Our previous process has been for the leads/supervisors to print a small batch of forms when the slot for them was emptied. But we also have a rule in place that any document that is printed must be destroyed within 24 hours, to prevent old revisions from circulating.
What do other sites do? We are in the midst of revising our Document System procedure now, any guidance would be appreciated.
Hi JFerrone,
There are a zillion possibilities on the interpretation/implementation of "Controlled". All IMEX are likely to have some practical disadvantages. eg -
(1) Some Companies use the Ultimate responsibility avoidance on all documents, eg an explicit "Uncontrolled when Printed." Usually implies direct PC access.
(2) Others go to the opposite, equally simple, extreme, all documents/copies must be Controlled and are footer-printed accordingly.

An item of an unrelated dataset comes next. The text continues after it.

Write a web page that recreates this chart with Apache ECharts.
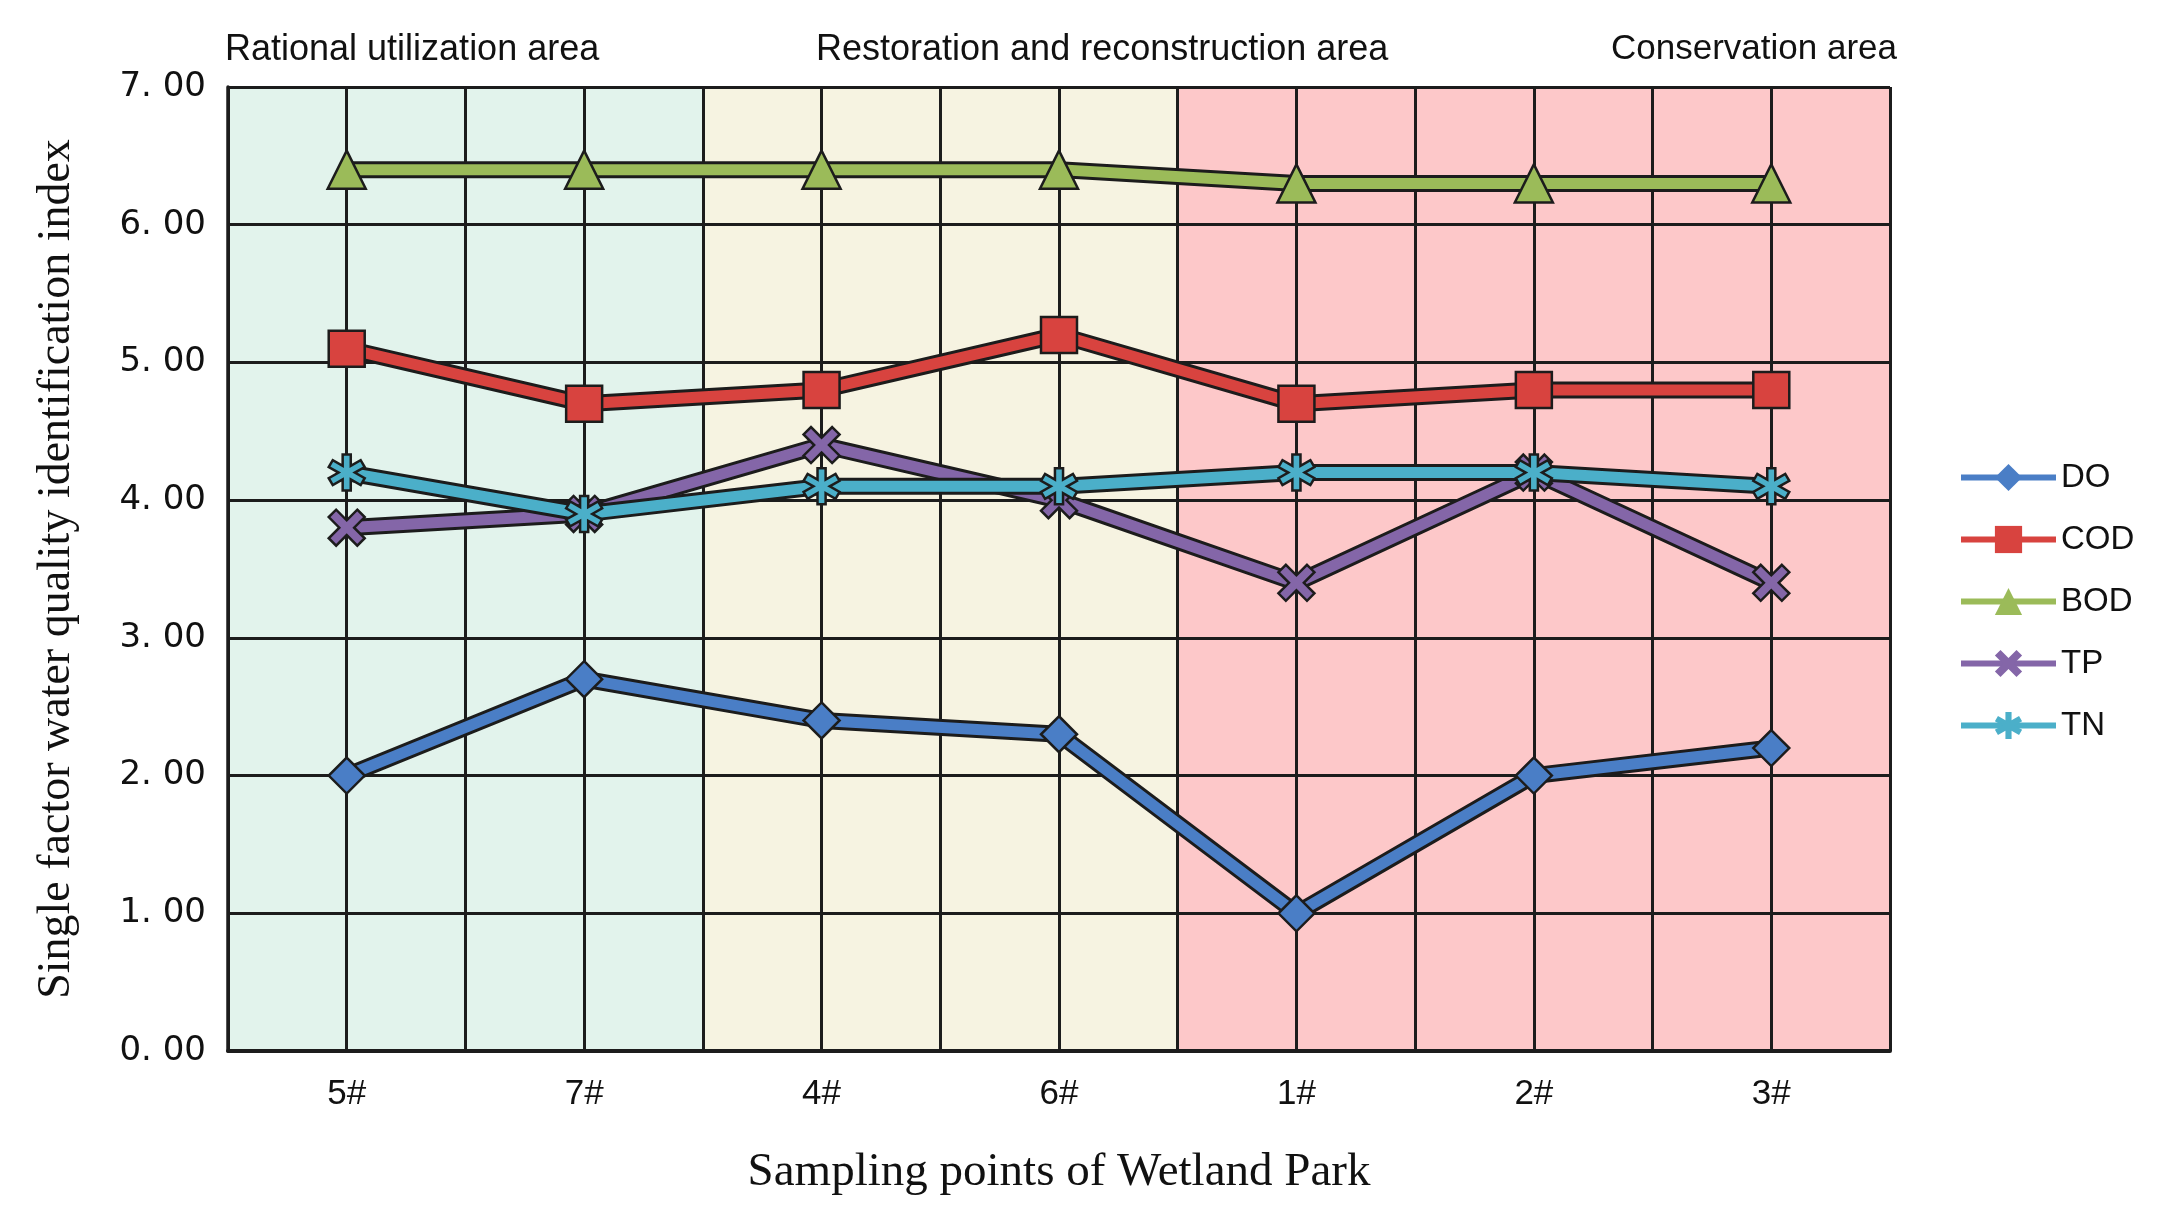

And various in-between, eg "controlled documents include the text "Valid on the day of printing" which assists method mentioned in OP but obviously demands automation/Validation/bravery.
It is unclear to me as to the specific interpretation of "Controlled" being used in this Situation.
"Simple" photocopying/distributed Master binders are recipes for disaster IMEX unless internal controls are impeccable.
Maybe easier to simply ask yourself, do the documents/document distribution in use validatably conform to the basic/Standard's documentation requirements, eg are up-to-date, authorised.?
If No, then the presence/trust in the word "Controlled" is clearly meaningless.
IMEX, direct supply of such documents on the Production floor is best avoided altogether unless access to a master Shared drive is possible.
Use of coloured/customised paper from a controlled source is one option for "controlled" documents but this can be insufficiently convenient for some Companies.